I was in such a mood tonight, and I don't even know why. I felt like shite. I still do, a bit, but after Bridgie talked to me for a while, and after reading some nice Todd/Kurtage by Mel, I'm feeling better. I think most of the mood itself was because it's that time of the month, anyway. I always feel like this around that time, to some degree. But it's worse right now.
I feel so useless. I'm broke. I've probably put more than $500 on my credit cards the past few months because I have no money to pay for anything. I have a job but my first paycheck was only $11 fucking dollars, and I don't get paid again till next Friday. I don't like Blockbusters. I hate having to deal with the customers, even though these customers so far haven't been the rat bastards most of my old customers were. I want a simple office job, where I can sit and type things into the computer aaaaaaall day, and never have to deal with anyone who's not a co-worker, but I don't really know how to go about finding such a job, and don't have experience with Microsoft Word, Excel, all that shite you need for a job like that. I'm gonna try to find one, but my hopes aren't very high right now. I need a job with set hours. I need full-time. I need day shifts and not having to guess at what my schedule's gonna be next week. I have to work tomorrow...I don't want to work tomorrow. If I end up on register, I'll have to deal with huge lines and not being able to check them out fast enough and not being able to sell any damn Movie Passes. If I'm on the floor, I'll get bored about ten minutes into my shift. I really don't want to work tomorrow.

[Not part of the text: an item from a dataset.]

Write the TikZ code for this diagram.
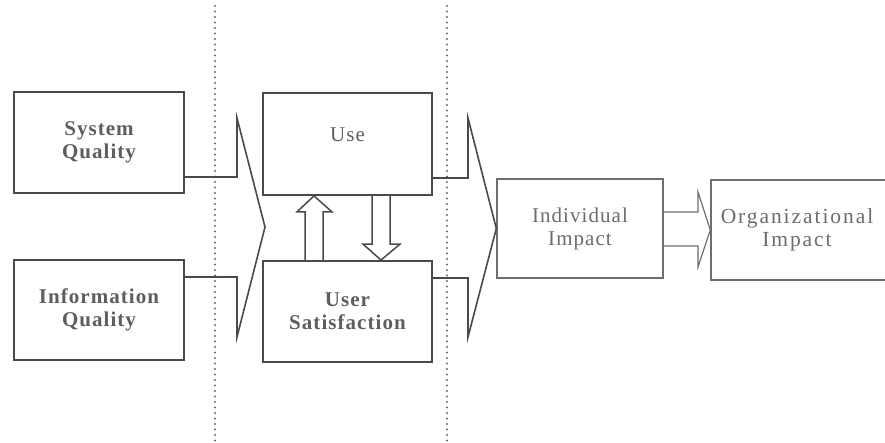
\documentclass[tikz,border=0pt]{standalone}
\usepackage{fontspec}
\setmainfont{Liberation Serif}
\newfontfamily\boxfont[LetterSpace=5]{Liberation Serif}
\newfontfamily\wideboxfont[LetterSpace=9]{Liberation Serif}
\usetikzlibrary{calc}

\definecolor{edgedark}{HTML}{4A4A4A}
\definecolor{edgelight}{HTML}{6E6E6E}
\definecolor{labeldark}{HTML}{5E5E5E}
\definecolor{labellight}{HTML}{6C6C6C}
\definecolor{dotgray}{HTML}{6A6A6A}

\tikzset{
  block/.style={draw=edgedark, line width=1.8pt, rectangle, inner sep=0pt,
    align=center, text=labeldark,
    font=\boxfont\bfseries\fontsize{21}{23}\selectfont},
  lightblock/.style={block, draw=edgelight, line width=1.4pt, text=labellight,
    font=\boxfont\fontsize{21}{23}\selectfont},
  plaintext/.style={inner sep=0pt, text=labeldark,
    font=\boxfont\fontsize{21}{23}\selectfont},
  conn/.style={draw=edgedark, line width=1.6pt, line join=miter},
  lightconn/.style={draw=edgelight, line width=1.2pt, line join=miter},
  hollow/.style={draw=edgedark, line width=1.5pt, line join=miter},
  divider/.style={draw=dotgray, line width=2.2pt, line cap=round,
    dash pattern=on 0pt off 5.5pt}
}

\begin{document}
\begin{tikzpicture}[x=1pt,y=-1pt]
  % page frame
  \path[clip] (0,0) rectangle (885,443);
  \fill[white] (0,0) rectangle (885,443);

  % stage dividers
  \draw[divider] (215,6) -- (215,443);
  \draw[divider] (447,6) -- (447,443);

  % boxes
  \node[block, minimum width=170pt, minimum height=101pt] (sq) at (99,142.5) {System\\Quality};
  \node[block, minimum width=170pt, minimum height=100pt] (iq) at (99,310) {Information\\Quality};
  \node[block, minimum width=169pt, minimum height=102pt] (use) at (347.5,144) {};
  \node[plaintext] (usetxt) at ($(use.center)+(0,-9)$) {Use};
  \node[block, minimum width=169pt, minimum height=101pt] (us) at (347.5,311.5) {User\\Satisfaction};
  \node[lightblock, minimum width=166pt, minimum height=99pt] (ii) at (580,228.5) {Individual\\Impact};
  \node[lightblock, font=\wideboxfont\fontsize{21.5}{23}\selectfont,
        minimum width=180pt, minimum height=100pt] (oi) at (801,230)
        {\hspace*{-8pt}Organizational\\\hspace*{-8pt}Impact};

  % merging arrow: quality -> use / satisfaction
  \coordinate (la1) at (237,177);
  \coordinate (la2) at (237,118);
  \coordinate (ltip) at (265,227);
  \coordinate (la4) at (237,337);
  \coordinate (la5) at (237,277);
  \draw[conn] (sq.east |- la1) -- (la1) -- (la2) -- (ltip) -- (la4) -- (la5) -- (iq.east |- la5);

  % merging arrow: use / satisfaction -> individual impact
  \coordinate (ra1) at (468,178);
  \coordinate (ra2) at (468,118);
  \coordinate (ra4) at (468,337);
  \coordinate (ra5) at (468,278);
  \draw[conn] (use.east |- ra1) -- (ra1) -- (ra2) -- (ii.west) -- (ra4) -- (ra5) -- (us.east |- ra5);

  % arrow: individual impact -> organizational impact
  \coordinate (sa1) at (698,212);
  \coordinate (sa2) at (698,192);
  \coordinate (sa4) at (698,267);
  \coordinate (sa5) at (698,246);
  \draw[lightconn] (ii.east |- sa1) -- (sa1) -- (sa2) -- (oi.west) -- (sa4) -- (sa5) -- (ii.east |- sa5);

  % hollow arrows between use and satisfaction
  \coordinate (upx) at (314,0);
  \coordinate (dnx) at (381,0);
  \coordinate (ub) at (us.north -| upx);
  \coordinate (ut) at (use.south -| upx);
  \draw[hollow] ($(ub)+(-9,0)$) -- ($(ut)+(-9,16)$) -- ($(ut)+(-17,16)$) -- (ut)
    -- ($(ut)+(18,16)$) -- ($(ut)+(9,16)$) -- ($(ub)+(9,0)$);
  \coordinate (dt) at (use.south -| dnx);
  \coordinate (db) at (us.north -| dnx);
  \draw[hollow] ($(dt)+(-9,0)$) -- ($(db)+(-9,-16)$) -- ($(db)+(-18,-16)$) -- (db)
    -- ($(db)+(19,-16)$) -- ($(db)+(9,-16)$) -- ($(dt)+(9,0)$);
\end{tikzpicture}
\end{document}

Even here I feel like I'm failing. I hardly get the time to talk to people anymore, online. I've been a lazy bitch on the RP, and I feel so guilty over it. Poor Alo annd Mayumi already have plenty of problems, they shouldn't have to watch it die like it seems to be doing. I feel like I'm contributing to their problems, but I don't know how to get people posting again.
Happy things have happened the past few days. I got Invader Zim Vol. 2 (even though I put it on a credit card, just one more thing I really shouldn't have bought but fuck that, it's Zim damnit.) We haven't watched it yet ;_;. Come to think of it, we haven't watched the commentary from the first volume either. [sob] I rented SH4. Wanted to buy it, but dude, I have to STOP putting things on my credit card. I owe so many people XP. Anyway, the game rocks so far. It had us cowering under blankets last night, constantly going "Oh fuck, I don't want to go down that hall, something's gonna EAT me if I go down that hall, AAAAAH!!!!" We've only seen two creatures so far, the dogs (that sound like cheetahs O_o) and the floating corpse peoples. Oh, and that big worm thing that's tangled itself throughout the subway, but we haven't fought it yet, if it has to be fought. OMFG those corpse things won't die!!!! What the hell?!! Oh, giggled when I saw the bunny too. And we got Bridgie's mommy to play it this afternoon, she got almost as far as we did XD.
Saw the trailer for 'The Grudge'. Dude, I hate that name so much. Shouldn't it be 'The Curse'? Makes it sound like a bad B thriller or something, but anyway, the trailer is so beautiful. I recognize so many scenes right out of the Japanese original and the one Mikey showed me and Tim. Especially that scene with the boy sitting on the couch while the person looks out the window, and you hear the 'Mraaaaaaaowr' cat noise OMFGSCARY!!!! <3 That was one of my favorite parts in Ju-on! The remake comes out in Oct., the 22nd to be exact. I'm making Bridgie take me first day, because I MUST SEE IT.
Speaking of Halloween, I'm starting work on a Halloween CD(s). But I need more songs. Does anyone have any really good scary or funny/scary songs I should add to it? I'll list later all the ones I have so far (there's a LOT). Wonder if I could find the theme song from Monsters in My Pocket... Oooh, or Aaah! Real Monsters!!
Need to start work on my costume too. I wanna be Evo-Mystique <3 Need a red wig and blue body paint. O_o Where the hell do I find those?
Need to see RE:Apocalypse. So badly.
Dude, I should be so happy with all of this going on. What the fuck? Stupid fucking hormones... Do insurance plans cover getting your tubes tied? XPPPPP Think I'll go post a stupid customer moment in the bbv_drones community. And bug Bridgie for some ice cream. I could really use some ice cream right now.